Using the listing below, copy every line that mentions "with".

↓↓↓

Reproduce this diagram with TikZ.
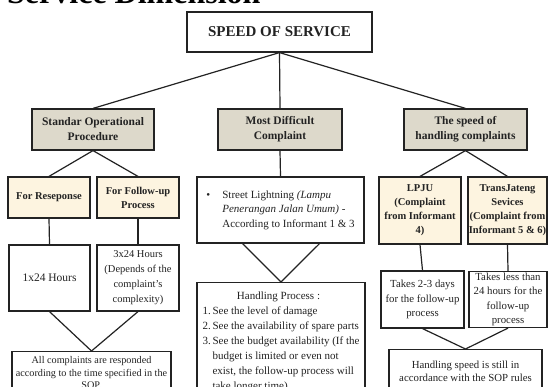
\documentclass[tikz,border=0pt]{standalone}
\usepackage{fontspec}
\setmainfont{Liberation Serif}
\usetikzlibrary{calc}
\definecolor{hdrfill}{RGB}{221,217,203}
\definecolor{subfill}{RGB}{253,244,224}
\definecolor{ink}{RGB}{35,35,35}

\begin{document}
\begin{tikzpicture}[x=1pt,y=-1pt,
  box/.style={draw=ink, line width=1.2pt, fill=white, text=ink,
    inner xsep=1pt, inner ysep=0pt, align=center},
  hdr/.style={box, fill=hdrfill, font=\fontsize{11.5}{15}\selectfont\bfseries},
  sub/.style={box, fill=subfill, font=\fontsize{10.5}{14}\selectfont\bfseries},
  txt/.style={box, font=\fontsize{11}{14.5}\selectfont},
  wh/.style n args={2}{minimum width=#1, minimum height=#2},
  link/.style={draw=ink, line width=1.2pt}]
\useasboundingbox (0,0) rectangle (548,387);
\clip (0,0) rectangle (548,387);
\fill[white] (0,0) rectangle (548,387);

% heading line, only its lower part falls on the page
\node[anchor=base west, inner sep=0, font=\fontsize{32}{36}\selectfont\bfseries]
  (title) at (7,4) {Service Dimension};

% root
\node[box, wh={185}{40}, font=\fontsize{15}{18}\selectfont\bfseries]
  (root) at (279.5,32) {SPEED OF SERVICE};

% second level
\node[hdr, wh={122}{41}] (sop) at (93,129.5)
  {Standar Operational\\Procedure};
\node[hdr, wh={124}{41}] (mdc) at (280,129.5)
  {Most Difficult\\Complaint};
\node[hdr, wh={123}{41}] (soh) at (465.5,129.5)
  {The speed of\\handling complaints};

% SOP branch
\node[sub, wh={82}{41}] (resp) at (49,197.5) {For Reseponse};
\node[sub, wh={82}{41}] (fup) at (138,197.5) {For Follow-up\\Process};
\node[txt, wh={81}{66}, font=\fontsize{11.5}{14.5}\selectfont]
  (h1) at (49.5,278) {1x24 Hours};
\node[txt, wh={82}{66}, font=\fontsize{10.5}{15}\selectfont]
  (h3) at (138,278) {3x24 Hours\\(Depends of the\\complaint’s\\complexity)};
\node[txt, anchor=north, minimum width=159, inner ysep=5pt,
  font=\fontsize{10.2}{12.5}\selectfont]
  (allc) at (91.5,351)
  {All complaints are responded\\according to the time specified in the\\SOP.\\[4pt]};

% most difficult complaint branch
\node[txt, wh={167}{66}, align=left] (street) at (280.5,210)
  {\makebox[16pt][l]{\textbullet}Street Lightning \textit{(Lampu}\\
   \hspace*{16pt}\textit{Penerangan Jalan Umum)} -\\
   \hspace*{16pt}According to Informant 1 \& 3};
\node[txt, anchor=north, minimum width=168, inner ysep=9pt, align=left,
  font=\fontsize{11}{15}\selectfont]
  (handl) at (281,282)
  {\makebox[152pt][c]{Handling Process :}\\
   \makebox[10pt][l]{1.}See the level of damage\\
   \makebox[10pt][l]{2.}See the availability of spare parts\\
   \makebox[10pt][l]{3.}See the budget availability (If the\\
   \hspace*{10pt}budget is limited or even not\\
   \hspace*{10pt}exist, the follow-up process will\\
   \hspace*{10pt}take longer time).};

% handling speed branch
\node[sub, wh={82}{67}] (lpju) at (420,210.5)
  {LPJU\\(Complaint\\from Informant\\4)};
\node[sub, wh={79}{67}, inner xsep=0pt] (trans) at (507.5,210.5)
  {TransJateng\\Sevices\\(Complaint from\\Informant 5 \& 6)};
\node[txt, wh={83}{57}, font=\fontsize{10.8}{14.5}\selectfont]
  (t23) at (422.5,299.5) {Takes 2-3 days\\for the follow-up\\process};
\node[txt, wh={78}{56}, font=\fontsize{10.8}{14.5}\selectfont]
  (tless) at (508,299.5) {Takes less than\\24 hours for the\\follow-up\\process};
\node[txt, anchor=north, minimum width=153, inner ysep=11pt,
  font=\fontsize{10.8}{13}\selectfont]
  (hspeed) at (465.5,349)
  {Handling speed is still in\\accordance with the SOP rules};

% connectors
\draw[link] (root.south) -- (sop.north);
\draw[link] (root.south) -- (mdc.north);
\draw[link] (root.south) -- (soh.north);

\draw[link] (sop.south) -- (resp.north);
\draw[link] (sop.south) -- (fup.north);
\draw[link] (resp.south) -- (h1.north);
\draw[link] (fup.south) -- (h3.north);
\draw[link] (h1.south) -- (allc.north);
\draw[link] (h3.south) -- (allc.north);

\draw[link] (mdc.south) -- (street.north);
\coordinate (stl) at ($(street.south)+(-38,0)$);
\coordinate (str) at ($(street.south)+(39,0)$);
\draw[link] (stl) -- (handl.north) -- (str);

\draw[link] (soh.south) -- (lpju.north);
\draw[link] (soh.south) -- (trans.north);
\draw[link] (lpju.south) -- (t23.north);
\draw[link] (trans.south) -- (tless.north);
\draw[link] (t23.south) -- (hspeed.north);
\draw[link] (tless.south) -- (hspeed.north);
\end{tikzpicture}
\end{document}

↑↑↑

[Output of the task]:
Reproduce this diagram with TikZ.
  {Handling speed is still in\\accordance with the SOP rules};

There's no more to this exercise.